Issues Involved: 1. Depreciation adjustment. 2. Inclusion and exclusion of comparables. 3. Working capital adjustment. 4. Allowability of R&D cess as an admissible expense.
Detailed Analysis:
1. Depreciation Adjustment: The assessee challenged the Dispute Resolution Panel (DRP) for rejecting depreciation adjustment which was initially allowed by the Transfer Pricing Officer (TPO). The assessee argued that Diamond Japan, the parent company, had different depreciation rates compared to Indian comparables. The TPO allowed depreciation adjustment but disallowed working capital adjustment due to lack of data. The DRP had previously allowed similar adjustments for AY 2013-14. The Tribunal reviewed precedents including Honda Motorcycle & Scooters India (P) Ltd. vs. ACIT and DCIT vs. Sumi Motherson Innovative Engineering Ltd., which supported depreciation adjustments where there were differences in depreciation rates. The Tribunal directed the TPO/AO to restore the depreciation adjustments on assets, reversing the DRP's findings.
2. Inclusion and Exclusion of Comparables: The assessee contested the inclusion of Uniklinger Ltd. and Talbros Automotive Components Ltd. as comparables. Uniklinger Ltd. was argued to be functionally different as it did not deal in auto parts but in fluid control products. Talbros Automotive Components Ltd. was involved in diversified activities including IT services and was impacted by a joint venture, making it incomparable. The Tribunal agreed with the assessee, directing the exclusion of these companies from the comparables.
Regarding the exclusion of KMA Auto Components P. Ltd. and ANU Industries Ltd., the TPO had excluded these due to unavailability of annual reports. The DRP rejected them based on functional non-comparability. The Tribunal directed the TPO to re-examine these comparables with available data and decide afresh, ensuring functional comparability.

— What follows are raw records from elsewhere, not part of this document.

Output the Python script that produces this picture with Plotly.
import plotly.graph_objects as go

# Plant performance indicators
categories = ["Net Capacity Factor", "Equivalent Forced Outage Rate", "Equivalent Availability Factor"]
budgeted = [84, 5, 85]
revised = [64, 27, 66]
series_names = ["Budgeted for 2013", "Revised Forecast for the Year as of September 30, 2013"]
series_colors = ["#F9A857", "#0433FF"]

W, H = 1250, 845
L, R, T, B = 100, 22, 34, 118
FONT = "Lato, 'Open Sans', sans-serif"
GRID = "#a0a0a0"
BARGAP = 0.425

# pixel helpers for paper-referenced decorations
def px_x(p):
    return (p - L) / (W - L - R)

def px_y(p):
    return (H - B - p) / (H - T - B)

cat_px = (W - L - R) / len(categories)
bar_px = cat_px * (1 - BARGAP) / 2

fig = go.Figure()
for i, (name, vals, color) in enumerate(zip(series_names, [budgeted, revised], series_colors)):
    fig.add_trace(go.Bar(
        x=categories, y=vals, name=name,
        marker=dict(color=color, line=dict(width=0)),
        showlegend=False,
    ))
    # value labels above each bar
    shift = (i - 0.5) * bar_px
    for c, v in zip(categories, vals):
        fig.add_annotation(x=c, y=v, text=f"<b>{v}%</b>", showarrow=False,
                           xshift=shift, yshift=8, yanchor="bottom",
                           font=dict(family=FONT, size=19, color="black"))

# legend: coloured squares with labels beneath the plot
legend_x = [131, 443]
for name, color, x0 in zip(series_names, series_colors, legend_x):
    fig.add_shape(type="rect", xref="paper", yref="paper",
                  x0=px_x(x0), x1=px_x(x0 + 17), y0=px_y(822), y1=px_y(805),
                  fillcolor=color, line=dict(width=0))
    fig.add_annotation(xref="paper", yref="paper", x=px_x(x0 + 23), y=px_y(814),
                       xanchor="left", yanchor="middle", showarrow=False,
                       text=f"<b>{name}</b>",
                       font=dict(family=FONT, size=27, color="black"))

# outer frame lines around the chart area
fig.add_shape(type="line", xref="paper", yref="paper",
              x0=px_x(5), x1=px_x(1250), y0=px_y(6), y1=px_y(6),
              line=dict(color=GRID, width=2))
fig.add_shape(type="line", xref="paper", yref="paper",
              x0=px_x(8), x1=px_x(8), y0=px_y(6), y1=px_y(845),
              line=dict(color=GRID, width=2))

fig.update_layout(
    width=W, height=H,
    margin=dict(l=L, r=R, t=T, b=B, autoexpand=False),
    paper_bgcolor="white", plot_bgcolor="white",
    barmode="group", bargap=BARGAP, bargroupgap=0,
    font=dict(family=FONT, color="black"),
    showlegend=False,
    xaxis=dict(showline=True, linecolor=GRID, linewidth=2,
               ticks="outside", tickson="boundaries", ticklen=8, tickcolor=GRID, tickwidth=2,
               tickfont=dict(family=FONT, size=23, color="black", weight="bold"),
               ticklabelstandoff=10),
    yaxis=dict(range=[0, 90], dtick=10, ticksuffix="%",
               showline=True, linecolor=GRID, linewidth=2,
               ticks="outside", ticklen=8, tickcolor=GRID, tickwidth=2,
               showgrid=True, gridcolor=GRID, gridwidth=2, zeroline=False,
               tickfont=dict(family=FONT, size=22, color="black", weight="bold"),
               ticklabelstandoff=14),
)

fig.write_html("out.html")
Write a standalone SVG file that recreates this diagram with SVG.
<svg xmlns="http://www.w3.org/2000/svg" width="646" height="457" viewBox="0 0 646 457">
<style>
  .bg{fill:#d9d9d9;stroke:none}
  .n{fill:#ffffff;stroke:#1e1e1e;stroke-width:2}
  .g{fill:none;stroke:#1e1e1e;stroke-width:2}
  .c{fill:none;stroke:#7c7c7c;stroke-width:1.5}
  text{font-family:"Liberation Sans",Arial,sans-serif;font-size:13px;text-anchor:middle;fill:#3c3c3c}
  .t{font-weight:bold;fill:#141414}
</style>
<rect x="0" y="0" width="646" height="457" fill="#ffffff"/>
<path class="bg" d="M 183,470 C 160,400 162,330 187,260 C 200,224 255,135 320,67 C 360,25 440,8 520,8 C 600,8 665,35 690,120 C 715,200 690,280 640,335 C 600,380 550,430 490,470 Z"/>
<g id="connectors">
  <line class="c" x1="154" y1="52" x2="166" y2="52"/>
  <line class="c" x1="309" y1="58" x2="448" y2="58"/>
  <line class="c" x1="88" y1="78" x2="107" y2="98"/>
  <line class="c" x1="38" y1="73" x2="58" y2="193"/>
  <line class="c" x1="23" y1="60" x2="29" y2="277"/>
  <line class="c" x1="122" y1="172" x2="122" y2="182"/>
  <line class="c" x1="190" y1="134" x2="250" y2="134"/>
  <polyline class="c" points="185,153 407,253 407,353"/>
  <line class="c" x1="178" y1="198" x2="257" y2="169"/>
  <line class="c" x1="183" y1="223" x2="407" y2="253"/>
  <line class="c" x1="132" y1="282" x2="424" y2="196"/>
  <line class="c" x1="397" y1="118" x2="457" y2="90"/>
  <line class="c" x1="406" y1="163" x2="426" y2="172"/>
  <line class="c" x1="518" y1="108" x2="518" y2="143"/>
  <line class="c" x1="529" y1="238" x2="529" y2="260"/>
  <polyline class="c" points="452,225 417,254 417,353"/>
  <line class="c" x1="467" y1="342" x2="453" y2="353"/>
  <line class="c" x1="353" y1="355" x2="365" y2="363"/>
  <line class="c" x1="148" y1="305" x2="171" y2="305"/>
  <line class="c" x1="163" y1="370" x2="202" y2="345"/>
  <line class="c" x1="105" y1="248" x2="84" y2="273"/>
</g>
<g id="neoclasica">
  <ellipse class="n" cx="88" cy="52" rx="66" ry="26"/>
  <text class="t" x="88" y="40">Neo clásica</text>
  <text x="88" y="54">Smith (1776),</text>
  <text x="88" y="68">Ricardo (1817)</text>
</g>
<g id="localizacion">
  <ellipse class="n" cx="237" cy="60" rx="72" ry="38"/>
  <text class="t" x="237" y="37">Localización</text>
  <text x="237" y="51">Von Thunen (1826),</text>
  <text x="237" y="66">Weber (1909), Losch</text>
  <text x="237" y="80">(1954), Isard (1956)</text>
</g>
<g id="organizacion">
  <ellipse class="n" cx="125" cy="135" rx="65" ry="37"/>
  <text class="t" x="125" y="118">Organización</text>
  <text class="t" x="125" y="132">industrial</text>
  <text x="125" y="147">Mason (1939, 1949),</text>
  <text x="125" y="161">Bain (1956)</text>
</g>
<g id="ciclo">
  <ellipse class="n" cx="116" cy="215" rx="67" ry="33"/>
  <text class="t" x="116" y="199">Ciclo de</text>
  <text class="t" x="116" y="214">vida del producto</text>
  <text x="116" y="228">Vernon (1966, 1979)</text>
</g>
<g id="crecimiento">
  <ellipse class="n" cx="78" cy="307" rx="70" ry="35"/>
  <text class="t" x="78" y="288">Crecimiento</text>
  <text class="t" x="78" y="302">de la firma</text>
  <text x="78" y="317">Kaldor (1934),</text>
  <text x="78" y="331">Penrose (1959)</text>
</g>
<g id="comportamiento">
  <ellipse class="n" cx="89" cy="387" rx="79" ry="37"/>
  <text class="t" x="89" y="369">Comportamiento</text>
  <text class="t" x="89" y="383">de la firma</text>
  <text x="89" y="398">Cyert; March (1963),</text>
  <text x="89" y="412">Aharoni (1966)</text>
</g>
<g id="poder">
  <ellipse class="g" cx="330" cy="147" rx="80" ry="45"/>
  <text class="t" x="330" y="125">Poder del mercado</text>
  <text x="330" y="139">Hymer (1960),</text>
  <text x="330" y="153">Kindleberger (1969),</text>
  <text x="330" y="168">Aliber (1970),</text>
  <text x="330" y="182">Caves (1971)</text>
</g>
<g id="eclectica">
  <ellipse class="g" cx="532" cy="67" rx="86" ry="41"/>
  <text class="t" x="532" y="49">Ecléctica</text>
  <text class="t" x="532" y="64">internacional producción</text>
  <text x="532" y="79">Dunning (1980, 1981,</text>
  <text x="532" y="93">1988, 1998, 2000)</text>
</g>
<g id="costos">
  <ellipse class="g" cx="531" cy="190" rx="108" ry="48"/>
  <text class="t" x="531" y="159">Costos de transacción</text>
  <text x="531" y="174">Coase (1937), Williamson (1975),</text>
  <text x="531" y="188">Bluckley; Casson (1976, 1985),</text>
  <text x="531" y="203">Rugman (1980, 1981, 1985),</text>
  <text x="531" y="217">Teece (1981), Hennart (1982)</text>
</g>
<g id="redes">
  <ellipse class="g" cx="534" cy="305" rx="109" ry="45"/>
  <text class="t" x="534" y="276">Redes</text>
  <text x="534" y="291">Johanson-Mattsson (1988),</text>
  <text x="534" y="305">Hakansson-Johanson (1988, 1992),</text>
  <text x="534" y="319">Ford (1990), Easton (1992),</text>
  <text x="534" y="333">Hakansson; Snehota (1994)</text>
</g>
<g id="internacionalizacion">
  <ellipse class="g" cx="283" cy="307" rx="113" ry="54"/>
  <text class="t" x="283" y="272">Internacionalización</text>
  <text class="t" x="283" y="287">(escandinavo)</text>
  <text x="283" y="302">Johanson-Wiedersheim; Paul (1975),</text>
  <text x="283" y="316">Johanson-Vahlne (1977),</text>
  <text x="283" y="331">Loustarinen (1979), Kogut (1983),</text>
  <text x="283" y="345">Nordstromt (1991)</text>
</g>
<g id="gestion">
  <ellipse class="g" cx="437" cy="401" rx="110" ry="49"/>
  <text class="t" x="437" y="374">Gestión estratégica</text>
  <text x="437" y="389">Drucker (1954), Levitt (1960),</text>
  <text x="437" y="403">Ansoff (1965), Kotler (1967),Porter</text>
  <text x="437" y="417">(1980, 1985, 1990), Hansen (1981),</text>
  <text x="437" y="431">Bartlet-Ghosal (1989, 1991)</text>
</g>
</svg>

3. Working Capital Adjustment: The assessee argued that the TPO/AO did not properly implement the DRP's directions for working capital adjustment and did not share the computation details. The Tribunal directed the TPO to provide the computation details to the assessee and ensure correct working capital adjustments, adhering to the principles of natural justice.
4. Allowability of R&D Cess as an Admissible Expense: The assessee claimed R&D cess as an admissible expense, which was initially rejected by the AO. The DRP held that the cess on royalty is not penal and is admissible. The Tribunal directed the AO to follow the DRP's directions and allow the R&D cess as an admissible expense while computing the income.
Conclusion: The appeal was partly allowed with specific directions to the TPO/AO to restore depreciation adjustments, re-examine comparables, correctly compute working capital adjustments, and allow R&D cess as an admissible expense. The Tribunal ensured adherence to legal precedents and principles of natural justice in its directives.